As one of the people nearly caught up in the Edgware Road blast (myself and the missus were one stop away when we had to get out of the train – boarding a train three minutes earlier and it would have been us) the date 7/7 has added significance in the family calendar.
The boy could have lost two out of his three parents, the girl could have been a widow, I could have been a widower. It doesn’t bear thinking about but we did start to catch separate trains into work for the next week or so.
It’s still something I ponder every day, though…
But something to also ponder every day is the fact that a bunch of young men can have their minds filled with so much hatred that they see acts like this as legitimate warfare.
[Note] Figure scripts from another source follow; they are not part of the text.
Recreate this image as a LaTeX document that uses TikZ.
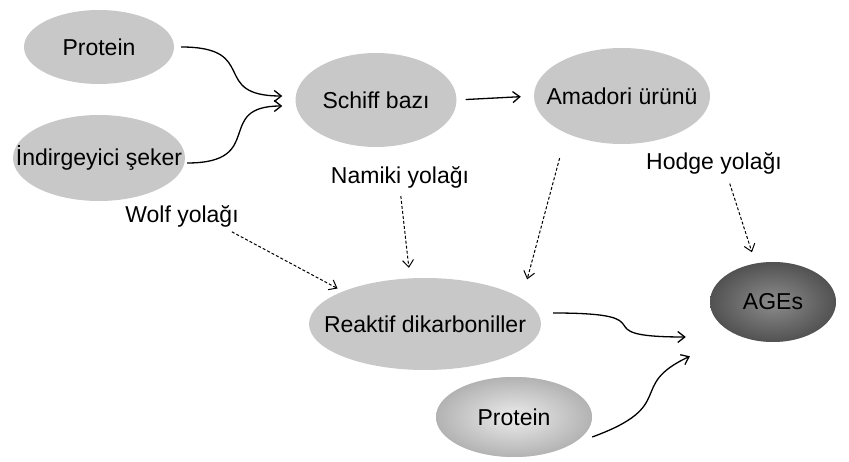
\documentclass[tikz,border=0pt]{standalone}
\usepackage{fontspec}
\setmainfont{Liberation Sans}
\usepackage{tikz}
\usetikzlibrary{arrows.meta, shapes.geometric}

\definecolor{ovalgray}{HTML}{C8C8C8}

\begin{document}
\begin{tikzpicture}[
  x=1pt, y=-1pt,
  >={Straight Barb[length=7pt, width=11pt]},
  blob/.style={ellipse, draw=none, fill=ovalgray, inner xsep=-30pt,
    inner ysep=0pt, minimum width=#1, font=\fontsize{23}{27}\selectfont},
  blob/.default={160pt},
  lbl/.style={font=\fontsize{23}{27}\selectfont, inner sep=1pt},
  arr/.style={->, line width=1.3pt},
  darr/.style={->, line width=1pt, dash pattern=on 3pt off 2pt},
]
\useasboundingbox (0,0) rectangle (849,462);

% --- Early glycation ---
\node[blob=150pt, minimum height=74pt] (prot) at (99,47) {Protein};
\node[blob=172pt, minimum height=86pt] (seker) at (99,158) {İndirgeyici şeker};
\node[blob=161pt, minimum height=94pt] (schiff) at (376,100) {Schiff bazı};
\node[blob=176pt, minimum height=96pt] (amad) at (622,96) {Amadori ürünü};

\draw[arr, shorten <=7pt, shorten >=13pt] (prot.east)
  to[out=0, in=180, looseness=1.7] ([yshift=4pt]schiff.west);
\draw[arr, shorten <=2pt, shorten >=13pt] ([yshift=-5pt]seker.east)
  to[out=0, in=180, looseness=1.7] ([yshift=-6pt]schiff.west);
\draw[arr, shorten <=9pt, shorten >=13pt] (schiff.east) -- (amad.west);

% --- Pathways ---
\node[lbl] (namiki) at (400,177) {Namiki yolağı};
\node[lbl] (wolf) at (182,216) {Wolf yolağı};
\node[lbl] (hodge) at (714,163) {Hodge yolağı};

\node[blob=232pt, minimum height=92pt] (reak) at (425,324) {Reaktif dikarboniller};

\draw[darr, shorten <=7pt, shorten >=10pt] (namiki.south)
  -- ([xshift=-15pt]reak.north);
\draw[darr, shorten <=8pt, shorten >=6pt] ([xshift=-15pt]wolf.south east)
  -- (reak.north west);
\draw[darr] ([yshift=-28pt]amad.south west)
  -- ([xshift=20pt, yshift=12pt]reak.north east);

% --- AGEs ---
\node[blob=156pt, minimum height=80pt, shading=radial,
  inner color=gray!15, outer color=gray!60] (prot2) at (514,417) {Protein};
\node[blob=126pt, minimum height=80pt, shading=radial,
  inner color=black!45, outer color=black!68] (ages) at (773,302) {AGEs};

\draw[darr, shorten <=9pt, shorten >=10pt] ([xshift=13pt]hodge.south)
  -- ([xshift=-18pt]ages.north);
\draw[arr, shorten <=12pt, shorten >=24pt] ([yshift=11pt]reak.east)
  to[out=0, in=180, looseness=2] ([yshift=-35pt]ages.west);
\draw[arr, shorten >=22pt] ([yshift=-20pt]prot2.east)
  to[out=20, in=205, looseness=1.6] ([yshift=-45pt]ages.west);

\end{tikzpicture}
\end{document}
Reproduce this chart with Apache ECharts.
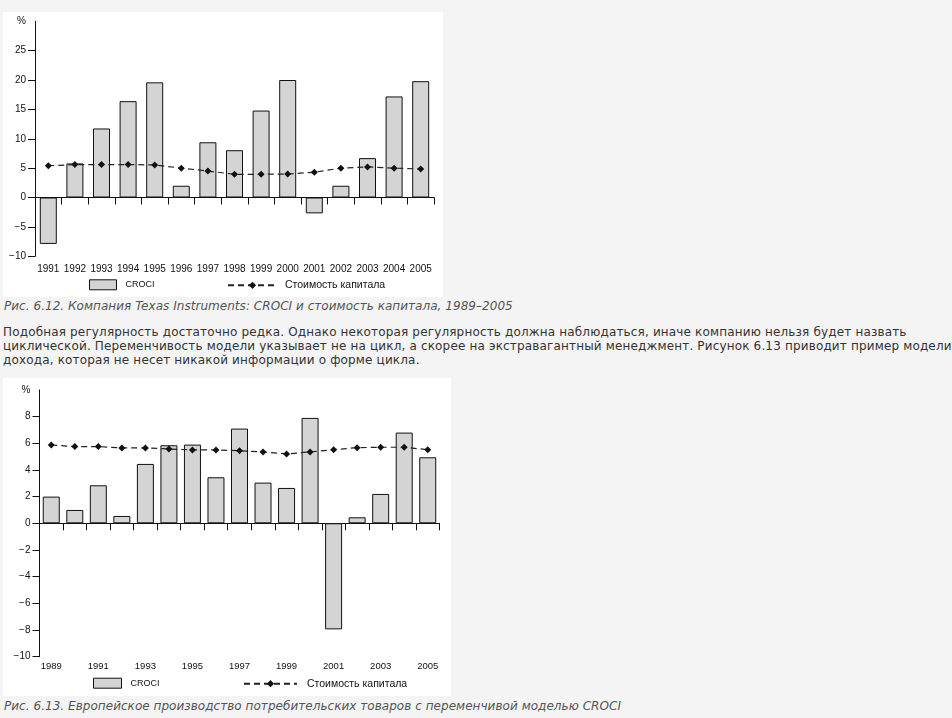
<!DOCTYPE html>
<html><head><meta charset="utf-8">
<script src="https://cdn.jsdelivr.net/npm/echarts@6/dist/echarts.min.js"></script>
<style>
html,body{margin:0;padding:0;background:#f4f4f4;width:952px;height:718px;overflow:hidden;}
.box{position:absolute;background:#fff;}
#c1{left:3px;top:12px;width:440px;height:285px;}
#c2{left:3px;top:378px;width:448px;height:318px;}
.cap{position:absolute;left:4px;font-family:"DejaVu Sans";font-style:italic;font-size:12px;line-height:14px;color:#555;white-space:nowrap;letter-spacing:0.04px;}
.para{position:absolute;left:3px;font-family:"DejaVu Sans";font-size:12px;line-height:14px;color:#333;white-space:nowrap;letter-spacing:0.16px;}
</style></head>
<body>
<div id="c1" class="box"></div>
<div class="cap" style="top:299px">Рис. 6.12. Компания Texas Instruments: CROCI и стоимость капитала, 1989–2005</div>
<div class="para" style="top:325px">Подобная регулярность достаточно редка. Однако некоторая регулярность должна наблюдаться, иначе компанию нельзя будет назвать<br>циклической. Переменчивость модели указывает не на цикл, а скорее на экстравагантный менеджмент. Рисунок 6.13 приводит пример модели<br>дохода, которая не несет никакой информации о форме цикла.</div>
<div id="c2" class="box"></div>
<div class="cap" style="top:699px">Рис. 6.13. Европейское производство потребительских товаров с переменчивой моделью CROCI</div>
<script>
const years1 = ['1991','1992','1993','1994','1995','1996','1997','1998','1999','2000','2001','2002','2003','2004','2005'];
const croci1 = [-7.9, 5.8, 11.75, 16.4, 19.6, 2.0, 9.4, 8.05, 14.8, 20.0, -2.7, 2.0, 6.7, 17.2, 19.8];
const cost1 = [5.4, 5.6, 5.6, 5.6, 5.55, 5.0, 4.5, 3.95, 3.95, 4.0, 4.3, 5.0, 5.2, 5.0, 4.85];
const yTicks1 = [-10, -5, 0, 5, 10, 15, 20, 25];
const yMax1 = 30;

const years2 = ['1989','1990','1991','1992','1993','1994','1995','1996','1997','1998','1999','2000','2001','2002','2003','2004','2005'];
const croci2 = [2.0, 1.0, 2.85, 0.55, 4.45, 5.85, 5.9, 3.45, 7.1, 3.05, 2.65, 7.9, -7.95, 0.45, 2.2, 6.8, 4.95];
const cost2 = [5.87, 5.75, 5.75, 5.65, 5.65, 5.57, 5.5, 5.5, 5.44, 5.35, 5.2, 5.35, 5.52, 5.67, 5.7, 5.7, 5.52];
const yTicks2 = [-10, -8, -6, -4, -2, 0, 2, 4, 6, 8];
const yMax2 = 10;

const seriesNames = ['CROCI', 'Стоимость капитала'];

function build(c) {
  const ink = '#111';
  return {
    animation: false,
    grid: {left: c.left, top: c.top, width: c.width, height: c.height},
    legend: [
      {data: [seriesNames[0]], left: c.lg1.left, top: c.lg1.top, itemWidth: c.lg1.w, itemHeight: 10,
       icon: 'rect', selectedMode: false, padding: 0,
       itemStyle: {color: '#d4d4d4', borderColor: ink, borderWidth: 1},
       textStyle: {fontFamily: '"Liberation Sans Narrow", "Liberation Sans"', fontSize: 9, color: ink, padding: [0, 0, 0, c.lg1.gap]}},
      {data: [seriesNames[1]], left: c.lg2.left, top: c.lg2.top, itemWidth: c.lg2.w, itemHeight: 9,
       selectedMode: false, padding: 0,
       textStyle: {fontFamily: '"Liberation Sans"', fontSize: 10.5, color: ink, padding: [0, 0, 0, c.lg2.gap]}}
    ],
    xAxis: [
      {type: 'category', data: c.years, position: 'bottom', boundaryGap: true,
       axisLine: {onZero: true, lineStyle: {color: ink, width: 1}},
       axisTick: {show: true, interval: 0, length: 7, lineStyle: {color: ink}},
       axisLabel: {show: false}, splitLine: {show: false}},
      {type: 'category', data: c.years, position: 'bottom', boundaryGap: true,
       axisLine: {show: false, onZero: false}, axisTick: {show: false},
       axisLabel: {interval: c.labelInterval, margin: c.xMargin, fontFamily: c.xFont, fontSize: c.xSize, color: ink},
       splitLine: {show: false}}
    ],
    yAxis: {type: 'value', min: c.yTicks[0], max: c.yMax,
      axisLine: {show: true, lineStyle: {color: ink, width: 1}},
      axisTick: {show: true, length: 7, customValues: c.yTicks, lineStyle: {color: ink}},
      axisLabel: {customValues: c.yTicks.concat([c.yMax]), margin: 9, fontFamily: '"Liberation Sans"', fontSize: 10, color: ink,
        formatter: v => v === c.yMax ? '%' : (v < 0 ? '\u2212' + Math.abs(v) : String(v))},
      splitLine: {show: false}},
    series: [
      {name: seriesNames[0], type: 'bar', xAxisIndex: 0, data: c.croci, barWidth: 17,
       itemStyle: {color: '#d4d4d4', borderColor: ink, borderWidth: 1}},
      {name: seriesNames[1], type: 'line', xAxisIndex: 0, data: c.cost, symbol: 'diamond', symbolSize: 7,
       itemStyle: {color: ink}, lineStyle: {color: '#222', width: 1.2, type: [6, 4]}, z: 5}
    ]
  };
}

const ch1 = echarts.init(document.getElementById('c1'));
ch1.setOption(build({
  left: 32, top: 9.25, width: 399, height: 235,
  years: years1, croci: croci1, cost: cost1, yTicks: yTicks1, yMax: yMax1,
  labelInterval: 0, xMargin: 7.5, xFont: '"Liberation Sans Narrow", "Liberation Sans"', xSize: 10,
  lg1: {left: 86, top: 267.3, w: 27, gap: 4},
  lg2: {left: 224, top: 267.8, w: 49, gap: 3}
}));

const ch2 = echarts.init(document.getElementById('c2'));
ch2.setOption(build({
  left: 36.5, top: 11.9, width: 400, height: 266.8,
  years: years2, croci: croci2, cost: cost2, yTicks: yTicks2, yMax: yMax2,
  labelInterval: 1, xMargin: 4.5, xFont: '"Liberation Sans"', xSize: 9.5,
  lg1: {left: 90, top: 299.7, w: 28, gap: 4},
  lg2: {left: 240, top: 300.2, w: 53, gap: 5}
}));
</script>
</body></html>
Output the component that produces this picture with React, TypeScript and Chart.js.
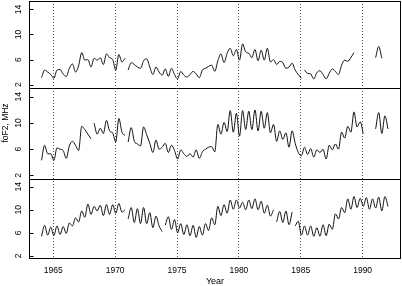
import React, { useEffect, useRef } from 'react';
import { Chart, registerables } from 'chart.js';

Chart.register(...registerables);

// Quarterly samples, first sample at startYear
const startYear = 1964.05;
const stepYears = 0.25;
const xTickYears = [1965, 1970, 1975, 1980, 1985, 1990];
const yTickValues = [2, 6, 10, 14];
const yTitle = 'foF2, MHz';
const xTitle = 'Year';

const topValues: (number | null)[] = [
  3.1, 4.3, 4.0, 3.6, 3.0, 4.3, 4.4, 3.7, 3.3, 4.6,
  5.3, 4.0, 5.0, 7.1, 5.9, 6.0, 4.8, 6.2, 5.9, 6.3,
  5.2, 6.9, 6.3, 6.0, 4.3, 6.8, 5.6, 6.2, 4.3, 5.5,
  5.2, 4.8, 4.6, 5.8, 6.1, 4.8, 3.6, 4.8, 4.0, 3.5,
  4.5, 3.3, 4.6, 3.6, 2.9, 4.1, 3.5, 3.2, 3.6, 4.1,
  3.7, 3.1, 4.3, 4.6, 4.9, 5.1, 4.1, 5.8, 6.9, 5.5,
  7.0, 7.8, 6.6, 7.6, 5.9, 8.5, 7.2, 7.0, 6.3, 7.6,
  5.8, 7.5, 5.9, 7.8, 5.6, 6.0, 5.2, 5.7, 5.5, 4.6,
  4.8, 5.4, 4.3, 3.6, 3.0, 4.3, 3.8, 3.7, 2.9, 3.9,
  4.2, 3.6, 2.9, 3.8, 4.5, 4.1, 3.6, 5.1, 5.9, 5.7,
  6.3, 7.1, null, null, null, null, null, null, 6.3, 8.1,
  6.2, null, null,
];
const topBreaks = [1970.95, 1985.17];

const middleValues: (number | null)[] = [
  4.3, 6.6, 5.3, 5.3, 4.3, 6.2, 6.0, 5.8, 4.6, 6.5,
  7.2, 6.6, 5.8, 9.5, 9.0, 8.3, 7.6, 10.0, 8.3, 9.2,
  8.4, 10.4, 8.8, 8.5, 7.1, 10.7, 8.6, 8.1, 7.1, 9.3,
  7.2, 6.8, 6.5, 9.4, 8.2, 6.9, 5.5, 7.4, 6.0, 6.3,
  6.9, 5.5, 6.6, 5.8, 4.5, 5.9, 5.3, 4.9, 5.3, 4.8,
  5.9, 4.6, 5.6, 6.0, 6.3, 6.4, 5.6, 9.8, 8.3, 10.1,
  8.7, 11.9, 8.6, 11.5, 8.0, 11.9, 9.0, 11.8, 9.0, 12.0,
  8.8, 11.8, 9.2, 11.6, 8.5, 9.8, 7.2, 8.8, 7.5, 8.5,
  6.3, 8.8, 6.9, 5.5, 5.0, 6.3, 5.2, 6.1, 4.8, 5.9,
  5.5, 6.0, 4.5, 6.6, 5.9, 6.8, 6.0, 8.6, 7.7, 9.5,
  8.6, 11.7, 9.4, 10.2, 8.4, null, null, null, 9.1, 11.6,
  8.4, 11.1, 9.1,
];
const middleBreaks = [1968.17, 1970.92];

const bottomValues: (number | null)[] = [
  5.4, 7.3, 5.6, 7.0, 5.5, 7.2, 5.7, 7.1, 5.9, 7.7,
  7.2, 8.6, 7.9, 9.8, 8.7, 11.0, 9.2, 10.6, 9.8, 10.8,
  9.0, 10.9, 9.2, 10.9, 9.4, 11.1, 9.6, 10.0, 8.4, 10.4,
  7.8, 10.2, 7.6, 10.4, 7.6, 9.5, 6.9, 8.9, 7.2, 6.2,
  7.3, 8.8, 6.6, 8.3, 6.0, 7.6, 5.7, 7.4, 5.5, 7.3,
  5.2, 7.1, 5.6, 7.6, 6.4, 8.6, 7.4, 10.6, 9.0, 10.9,
  9.4, 11.7, 10.1, 11.7, 10.3, 11.3, 10.0, 11.7, 10.2, 11.9,
  10.0, 11.5, 9.4, 10.8, 8.9, 10.0, 7.9, 9.7, 7.8, 9.8,
  7.4, 9.6, 7.2, 8.0, 5.6, 7.2, 5.6, 7.2, 5.4, 6.9,
  5.4, 7.4, 5.5, 7.5, 6.6, 9.3, 8.4, 10.4, 9.5, 11.9,
  10.1, 12.3, 10.4, 12.0, 10.6, 12.1, 10.1, 11.9, 10.3, 12.2,
  9.8, 12.3, 10.6,
];
const bottomBreaks = [1970.92, 1973.92, 1982.92, 1984.42];

const years = topValues.map((_, i) => Math.round((startYear + i * stepYears) * 100) / 100);

const FONT = '"Liberation Sans", Arial, Helvetica, sans-serif';
const Y_MIN = 1.45;
const Y_MAX = 15.35;

const toPoints = (vals: (number | null)[], breaks: number[]) => {
  const pts: { x: number; y: number | null }[] = vals.map((v, i) => ({ x: years[i], y: v }));
  breaks.forEach((b) => pts.push({ x: b, y: null }));
  return pts.sort((a, b) => a.x - b.x);
};

const framePlugin = {
  id: 'panelFrames',
  afterDraw(chart: any) {
    const ctx = chart.ctx as CanvasRenderingContext2D;
    const { left, right } = chart.chartArea;
    const sTop = chart.scales.yTop;
    const sMid = chart.scales.yMid;
    const sBot = chart.scales.yBot;
    ctx.save();
    ctx.strokeStyle = '#000';
    ctx.fillStyle = '#000';
    ctx.lineWidth = 1;
    ctx.setLineDash([]);
    const L = Math.round(left) + 0.5;
    const R = Math.round(right) - 0.5;
    const T = Math.round(sTop.top) + 0.5;
    const B = Math.round(sBot.bottom) - 0.5;
    ctx.strokeRect(L, T, R - L, B - T);
    [sMid.top, sBot.top].forEach((yy: number) => {
      const y = Math.round(yy) + 0.5;
      ctx.beginPath();
      ctx.moveTo(L, y);
      ctx.lineTo(R, y);
      ctx.stroke();
    });
    ctx.font = `8.5px ${FONT}`;
    ctx.textAlign = 'center';
    ctx.textBaseline = 'middle';
    [sTop, sMid, sBot].forEach((s: any) => {
      yTickValues.forEach((v) => {
        const y = Math.round(s.getPixelForValue(v)) + 0.5;
        ctx.beginPath();
        ctx.moveTo(L, y);
        ctx.lineTo(L + 4, y);
        ctx.stroke();
        ctx.save();
        ctx.translate(18.5, s.getPixelForValue(v));
        ctx.rotate(-Math.PI / 2);
        ctx.fillText(String(v), 0, 0);
        ctx.restore();
      });
    });
    // y title on the middle panel
    ctx.save();
    ctx.translate(5.8, 123);
    ctx.rotate(-Math.PI / 2);
    ctx.fillText(yTitle, 0, 0);
    ctx.restore();
    // x title
    ctx.font = `9px ${FONT}`;
    ctx.fillText(xTitle, (left + right) / 2, 281.5);
    ctx.restore();
  },
};

const lineStyle = {
  borderColor: '#111',
  borderWidth: 1,
  pointRadius: 0,
  pointHoverRadius: 0,
  cubicInterpolationMode: 'monotone',
  fill: false,
  spanGaps: false,
};

const yAxis = (weight: number) => ({
  type: 'linear' as const,
  position: 'left' as const,
  stack: 'panels',
  stackWeight: weight,
  min: Y_MIN,
  max: Y_MAX,
  ticks: { display: false },
  grid: { display: false },
  border: { display: false },
  afterFit: (s: any) => {
    s.width = 29;
  },
});

export default function App() {
  const ref = useRef<HTMLCanvasElement>(null);
  useEffect(() => {
    if (!ref.current) return;
    const chart = new Chart(ref.current, {
      type: 'line',
      data: {
        datasets: [
          { ...lineStyle, label: 'top', data: toPoints(topValues, topBreaks), yAxisID: 'yTop' },
          { ...lineStyle, label: 'middle', data: toPoints(middleValues, middleBreaks), yAxisID: 'yMid' },
          { ...lineStyle, label: 'bottom', data: toPoints(bottomValues, bottomBreaks), yAxisID: 'yBot' },
        ] as any,
      },
      options: {
        animation: false,
        responsive: false,
        devicePixelRatio: 1,
        layout: { padding: { top: 1, right: 1, left: 0, bottom: 0 } },
        plugins: { legend: { display: false }, tooltip: { enabled: false } },
        events: [],
        scales: {
          x: {
            type: 'linear',
            min: 1963.04,
            max: 1993.1,
            afterBuildTicks: (s: any) => {
              s.ticks = xTickYears.map((v) => ({ value: v }));
            },
            ticks: {
              font: { family: FONT, size: 8.5 },
              color: '#000',
              padding: 6.6,
              maxRotation: 0,
              minRotation: 0,
              autoSkip: false,
              callback: (v: any) => String(v),
            },
            grid: { color: '#555', lineWidth: 1, drawTicks: false },
            border: { display: false, dash: [1, 2] },
            afterFit: (s: any) => {
              s.height = 27;
            },
          },
          yBot: yAxis(80),
          yMid: yAxis(91),
          yTop: yAxis(87),
        } as any,
      },
      plugins: [framePlugin],
    });
    return () => chart.destroy();
  }, []);
  return (
    <div style={{ position: 'fixed', left: 0, top: 0, width: 402, height: 286, background: '#fff' }}>
      <canvas ref={ref} width={402} height={286} style={{ display: 'block', width: 402, height: 286 }} />
    </div>
  );
}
The 50-odd lives that were lost was a barbaric death toll, but it’s no more barbaric than the Iraqi civilian death toll (anywhere between 20,000 and 200,000 depending on what you read) caused by our latest war in Iraq.
It’s also no more barbaric than the estimated 500,000 Iraqis who have died through malnutrition brought about by the food blockade against Iraq that the British government enforced since the first Gulf War.
And it’s also no more barbaric than the massive increase in cancer and birth abnormalities caused to Iraqi children brought about by the use of depleted uranium shells in Southern Iraq after the first Gulf War that have still not been cleaned up.
I don’t defend the action of suicide bombers in any way but they’re not the only terrorists in this equation. The British government are terror mongers too and all their actions are doing is ensuring events like 7/7 will be the norm rather than the exception.
And yet certain right-wing rags genuinely can’t see that breeding yet more mistrust and hatred is not helping to solve the problem.